Wells’ former group risk officer, Claudia Russ Anderson, faces no additional monetary penalty by the regulator for her role in the high-profile misstep.
“The settlement announced with Claudia Russ Anderson ... marks the culmination of the OCC's enforcement actions to hold eleven former Wells Fargo executives accountable for their roles in the bank's sales practices misconduct,” an OCC spokesperson told Banking Dive via email. “Each of the OCC’s enforcement actions was warranted and fully supported as described in court filings and the bank’s own independent review.
“The OCC has restricted Ms. Russ Anderson from working in the banking industry and millions of dollars of her compensation were clawed back,” the spokesperson said.
The OCC previously sought a $10 million civil monetary penalty from Russ Anderson and sought to ban her from the industry for life, saying she failed to credibly challenge Wells’ incentive program, and between 2013 and 2016, the regulator found she encouraged sales staff to create bank accounts for customers without their knowledge.
The OCC’s settlement against Russ Anderson quietly wraps up a nearly decade-long saga that resulted in more than $43 million in civil penalties and lifetime banking industry bans against Wells’ former CEO John Stumpf and former community-banking chief Carrie Tolstedt.

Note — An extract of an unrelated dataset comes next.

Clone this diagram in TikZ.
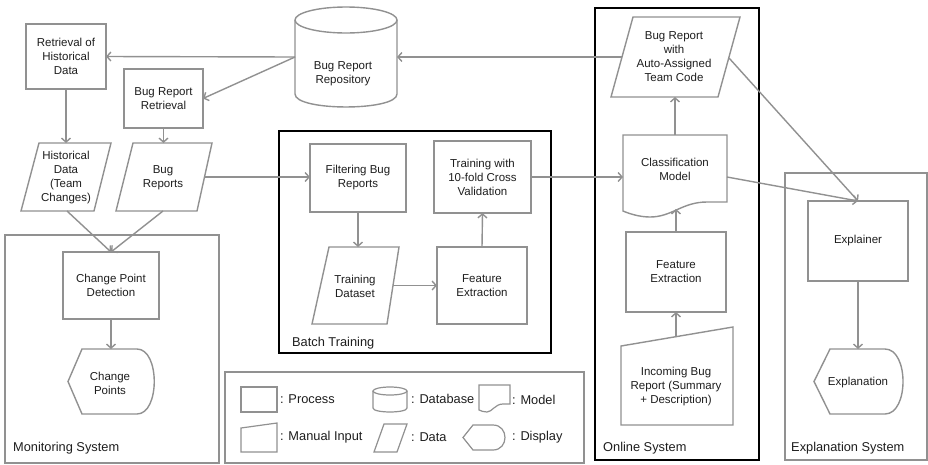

Tolstedt, the only executive who faced prison time in connection to the scheme, was sentenced in 2023 to six months of home confinement and three years of probation.
The agency’s retreat from penalties against Russ Anderson mirrors that of other agencies, since the beginning of the Trump administration, against penalties administered during the Biden era. The Consumer Financial Protection Bureau, for its part, has lifted several consent orders early and pushed to refund some penalties.
In June, Wells’ biggest penalty for the scandal – its $1.95 trillion asset cap – was lifted. Certain provisions remain.
A Wells spokesperson had no comment on the OCC settlement.